_WRITTEN INSTRUCTION:_
Find the string "draw" in the data, then copy every line where it is found.

+++++

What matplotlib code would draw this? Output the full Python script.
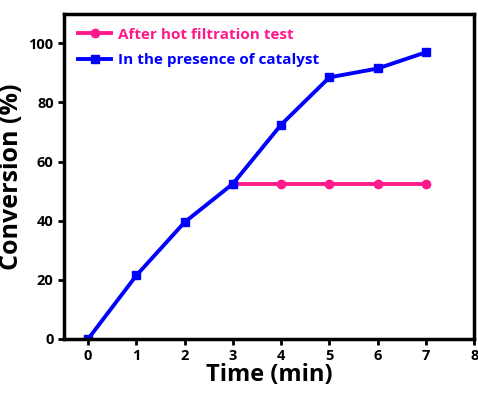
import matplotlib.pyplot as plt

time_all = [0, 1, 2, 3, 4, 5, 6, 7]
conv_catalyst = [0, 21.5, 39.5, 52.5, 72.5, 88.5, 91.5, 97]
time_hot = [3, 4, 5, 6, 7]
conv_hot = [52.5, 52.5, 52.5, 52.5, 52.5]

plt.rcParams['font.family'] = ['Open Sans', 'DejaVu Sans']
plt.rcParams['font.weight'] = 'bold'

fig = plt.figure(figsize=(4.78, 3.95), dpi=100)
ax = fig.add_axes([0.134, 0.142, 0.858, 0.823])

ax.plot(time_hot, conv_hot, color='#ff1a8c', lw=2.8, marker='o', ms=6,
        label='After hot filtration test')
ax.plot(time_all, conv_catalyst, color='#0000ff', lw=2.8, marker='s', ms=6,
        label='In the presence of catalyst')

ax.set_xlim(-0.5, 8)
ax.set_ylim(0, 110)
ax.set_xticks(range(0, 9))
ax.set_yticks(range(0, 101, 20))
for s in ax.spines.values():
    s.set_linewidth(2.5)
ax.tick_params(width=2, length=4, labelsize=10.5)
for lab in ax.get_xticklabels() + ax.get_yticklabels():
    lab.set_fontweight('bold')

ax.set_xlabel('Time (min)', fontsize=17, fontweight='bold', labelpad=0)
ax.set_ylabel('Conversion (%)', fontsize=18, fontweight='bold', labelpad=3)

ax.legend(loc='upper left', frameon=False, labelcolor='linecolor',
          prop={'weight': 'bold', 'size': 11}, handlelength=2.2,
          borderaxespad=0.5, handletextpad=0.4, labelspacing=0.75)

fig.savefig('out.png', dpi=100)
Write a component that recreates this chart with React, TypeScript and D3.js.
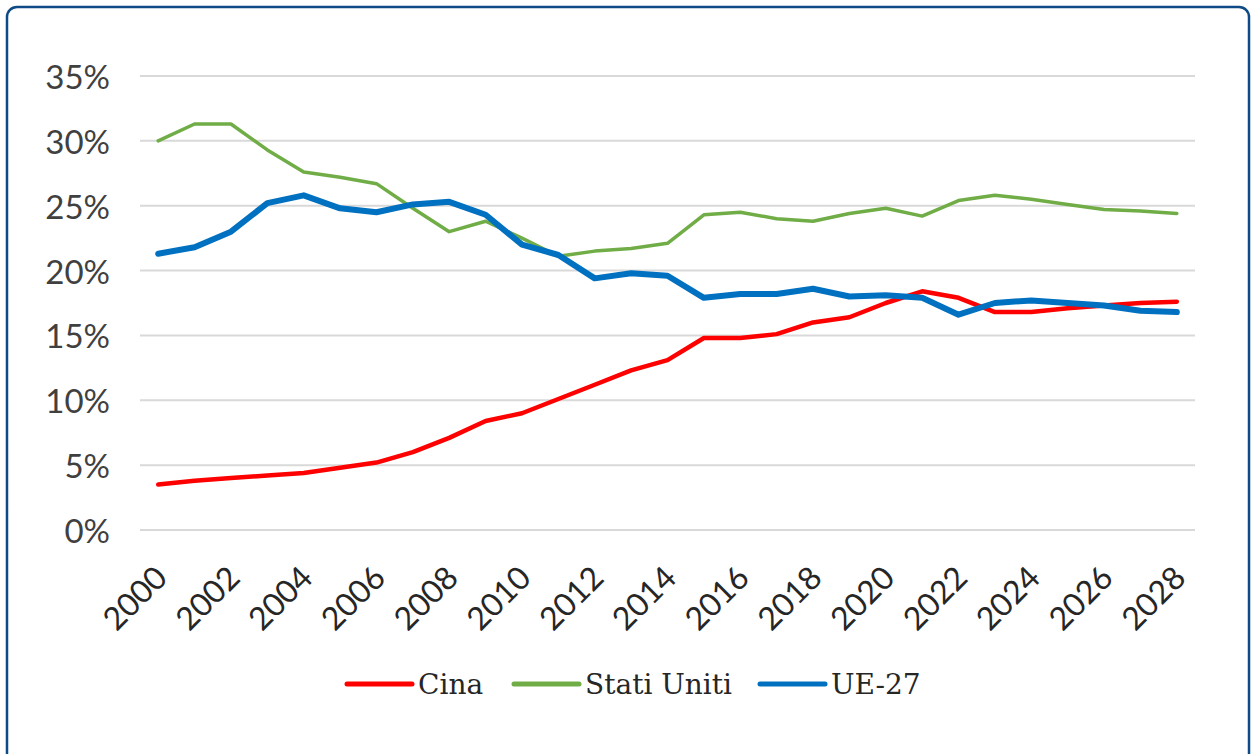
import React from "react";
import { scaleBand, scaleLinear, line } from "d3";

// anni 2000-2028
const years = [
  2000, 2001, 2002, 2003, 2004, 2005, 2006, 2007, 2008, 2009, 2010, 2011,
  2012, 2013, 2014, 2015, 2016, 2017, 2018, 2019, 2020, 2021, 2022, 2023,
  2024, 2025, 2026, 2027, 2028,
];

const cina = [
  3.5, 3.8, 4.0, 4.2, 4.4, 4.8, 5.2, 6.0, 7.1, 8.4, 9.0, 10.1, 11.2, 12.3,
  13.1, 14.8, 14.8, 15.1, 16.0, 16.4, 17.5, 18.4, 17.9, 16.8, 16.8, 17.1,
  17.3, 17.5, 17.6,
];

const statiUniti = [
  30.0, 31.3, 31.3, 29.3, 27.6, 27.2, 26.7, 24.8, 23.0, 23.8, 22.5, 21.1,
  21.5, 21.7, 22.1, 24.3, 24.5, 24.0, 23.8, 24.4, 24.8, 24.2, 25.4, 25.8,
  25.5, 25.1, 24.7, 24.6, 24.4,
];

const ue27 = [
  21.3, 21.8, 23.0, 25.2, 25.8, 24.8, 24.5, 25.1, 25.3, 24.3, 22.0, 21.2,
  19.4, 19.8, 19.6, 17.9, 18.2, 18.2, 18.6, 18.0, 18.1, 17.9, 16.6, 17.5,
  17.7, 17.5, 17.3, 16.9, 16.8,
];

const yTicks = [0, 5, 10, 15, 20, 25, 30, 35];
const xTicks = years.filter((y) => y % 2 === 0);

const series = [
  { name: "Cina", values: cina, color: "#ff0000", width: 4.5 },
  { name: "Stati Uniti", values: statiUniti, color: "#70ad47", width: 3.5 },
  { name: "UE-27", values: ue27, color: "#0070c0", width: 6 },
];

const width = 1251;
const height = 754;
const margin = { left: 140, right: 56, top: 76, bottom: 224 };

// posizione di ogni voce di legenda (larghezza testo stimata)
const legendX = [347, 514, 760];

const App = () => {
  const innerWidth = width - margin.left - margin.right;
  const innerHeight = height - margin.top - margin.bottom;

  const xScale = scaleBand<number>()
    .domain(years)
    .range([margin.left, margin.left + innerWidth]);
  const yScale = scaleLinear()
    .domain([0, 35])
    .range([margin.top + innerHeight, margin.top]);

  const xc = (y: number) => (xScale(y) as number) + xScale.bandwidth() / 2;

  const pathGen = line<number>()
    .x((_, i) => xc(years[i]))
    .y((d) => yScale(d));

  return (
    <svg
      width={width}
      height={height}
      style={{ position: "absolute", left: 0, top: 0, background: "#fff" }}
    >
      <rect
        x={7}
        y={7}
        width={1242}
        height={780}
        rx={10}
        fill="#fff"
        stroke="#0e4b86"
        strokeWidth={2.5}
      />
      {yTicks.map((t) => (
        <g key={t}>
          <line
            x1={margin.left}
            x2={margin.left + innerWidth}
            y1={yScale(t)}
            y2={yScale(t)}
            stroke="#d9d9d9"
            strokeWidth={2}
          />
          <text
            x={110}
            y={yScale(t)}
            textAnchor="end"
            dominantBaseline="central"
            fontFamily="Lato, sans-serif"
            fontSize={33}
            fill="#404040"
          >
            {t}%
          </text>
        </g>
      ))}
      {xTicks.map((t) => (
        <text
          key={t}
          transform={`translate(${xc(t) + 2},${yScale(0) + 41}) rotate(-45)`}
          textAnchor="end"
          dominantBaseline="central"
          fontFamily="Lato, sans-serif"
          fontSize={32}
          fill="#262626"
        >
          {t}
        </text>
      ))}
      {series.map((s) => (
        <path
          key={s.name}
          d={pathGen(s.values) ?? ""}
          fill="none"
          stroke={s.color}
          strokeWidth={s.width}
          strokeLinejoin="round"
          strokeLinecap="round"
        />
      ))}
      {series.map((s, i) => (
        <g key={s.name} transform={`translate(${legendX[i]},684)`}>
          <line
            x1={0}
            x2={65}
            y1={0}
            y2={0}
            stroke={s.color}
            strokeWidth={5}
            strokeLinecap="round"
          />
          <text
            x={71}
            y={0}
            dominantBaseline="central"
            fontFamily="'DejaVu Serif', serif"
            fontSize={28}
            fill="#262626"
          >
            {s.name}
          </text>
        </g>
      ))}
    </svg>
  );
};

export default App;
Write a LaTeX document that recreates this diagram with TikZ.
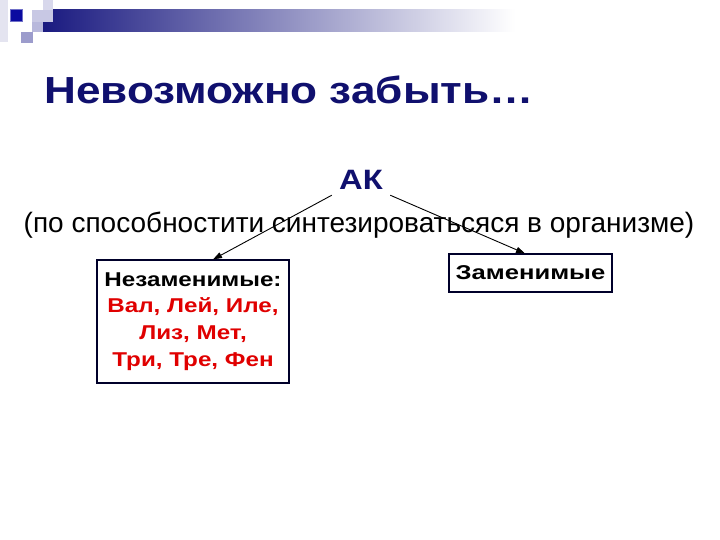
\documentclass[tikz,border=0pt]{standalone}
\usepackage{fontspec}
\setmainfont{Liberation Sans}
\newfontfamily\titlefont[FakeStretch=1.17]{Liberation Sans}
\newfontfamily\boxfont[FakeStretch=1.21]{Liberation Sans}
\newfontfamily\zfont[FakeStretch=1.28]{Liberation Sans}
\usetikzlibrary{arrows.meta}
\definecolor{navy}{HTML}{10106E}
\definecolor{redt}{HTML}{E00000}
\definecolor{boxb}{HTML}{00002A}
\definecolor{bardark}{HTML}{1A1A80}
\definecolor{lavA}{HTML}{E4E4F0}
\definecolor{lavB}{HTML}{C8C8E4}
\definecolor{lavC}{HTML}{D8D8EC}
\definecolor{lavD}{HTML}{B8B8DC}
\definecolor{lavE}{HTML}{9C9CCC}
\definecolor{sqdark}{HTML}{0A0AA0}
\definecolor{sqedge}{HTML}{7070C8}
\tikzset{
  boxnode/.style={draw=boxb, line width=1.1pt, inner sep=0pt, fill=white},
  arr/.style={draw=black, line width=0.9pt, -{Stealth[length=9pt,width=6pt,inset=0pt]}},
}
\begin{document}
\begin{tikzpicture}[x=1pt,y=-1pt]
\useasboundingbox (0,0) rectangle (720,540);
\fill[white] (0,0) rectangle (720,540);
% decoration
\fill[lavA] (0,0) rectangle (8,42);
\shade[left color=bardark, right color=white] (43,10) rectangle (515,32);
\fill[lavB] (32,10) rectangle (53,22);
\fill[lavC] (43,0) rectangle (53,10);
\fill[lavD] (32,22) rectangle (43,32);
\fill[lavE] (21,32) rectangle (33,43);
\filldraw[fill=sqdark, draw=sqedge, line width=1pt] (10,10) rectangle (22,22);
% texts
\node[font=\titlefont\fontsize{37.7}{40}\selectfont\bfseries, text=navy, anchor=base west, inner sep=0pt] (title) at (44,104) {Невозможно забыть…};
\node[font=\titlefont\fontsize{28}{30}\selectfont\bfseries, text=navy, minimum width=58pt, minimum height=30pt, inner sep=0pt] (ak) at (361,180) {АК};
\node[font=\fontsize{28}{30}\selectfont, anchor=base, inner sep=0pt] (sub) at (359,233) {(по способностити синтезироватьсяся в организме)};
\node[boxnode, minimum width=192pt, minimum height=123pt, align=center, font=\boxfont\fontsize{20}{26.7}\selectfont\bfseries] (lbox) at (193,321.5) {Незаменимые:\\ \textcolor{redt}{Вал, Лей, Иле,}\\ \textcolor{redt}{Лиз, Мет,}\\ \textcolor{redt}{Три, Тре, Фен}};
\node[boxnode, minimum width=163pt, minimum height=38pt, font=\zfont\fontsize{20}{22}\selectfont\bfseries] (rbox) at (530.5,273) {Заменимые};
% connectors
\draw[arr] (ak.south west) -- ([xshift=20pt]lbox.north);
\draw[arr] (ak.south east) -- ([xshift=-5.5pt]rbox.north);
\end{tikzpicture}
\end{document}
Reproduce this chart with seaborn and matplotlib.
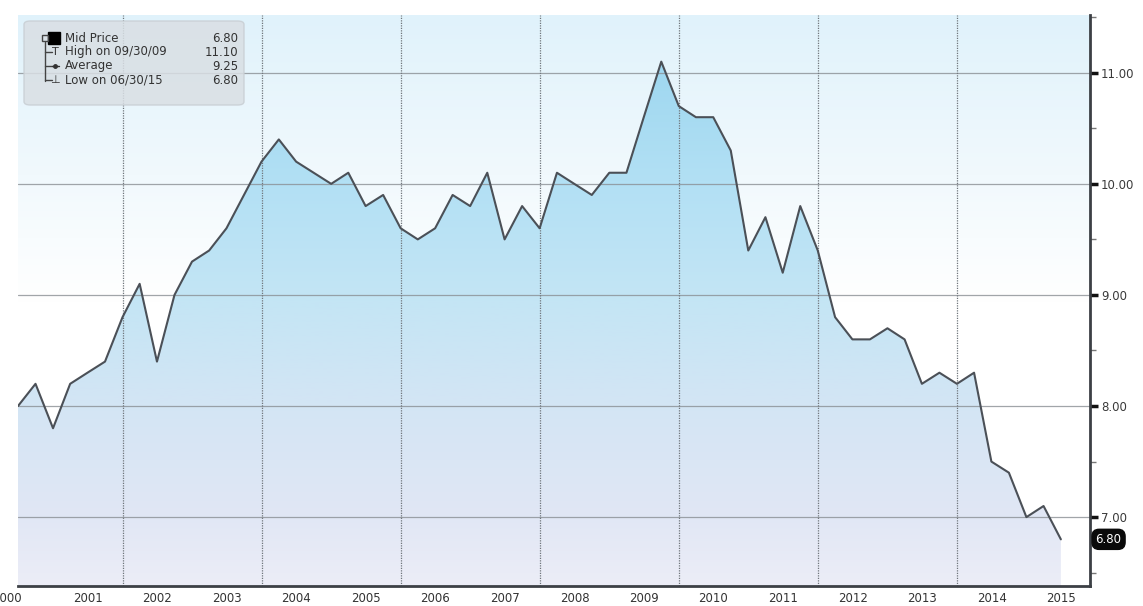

+++++

_FINISHED EXERCISE:_
What matplotlib code would draw this? Output the full Python script.
  boxnode/.style={draw=boxb, line width=1.1pt, inner sep=0pt, fill=white},
  arr/.style={draw=black, line width=0.9pt, -{Stealth[length=9pt,width=6pt,inset=0pt]}},
\filldraw[fill=sqdark, draw=sqedge, line width=1pt] (10,10) rectangle (22,22);
\draw[arr] (ak.south west) -- ([xshift=20pt]lbox.north);
\draw[arr] (ak.south east) -- ([xshift=-5.5pt]rbox.north);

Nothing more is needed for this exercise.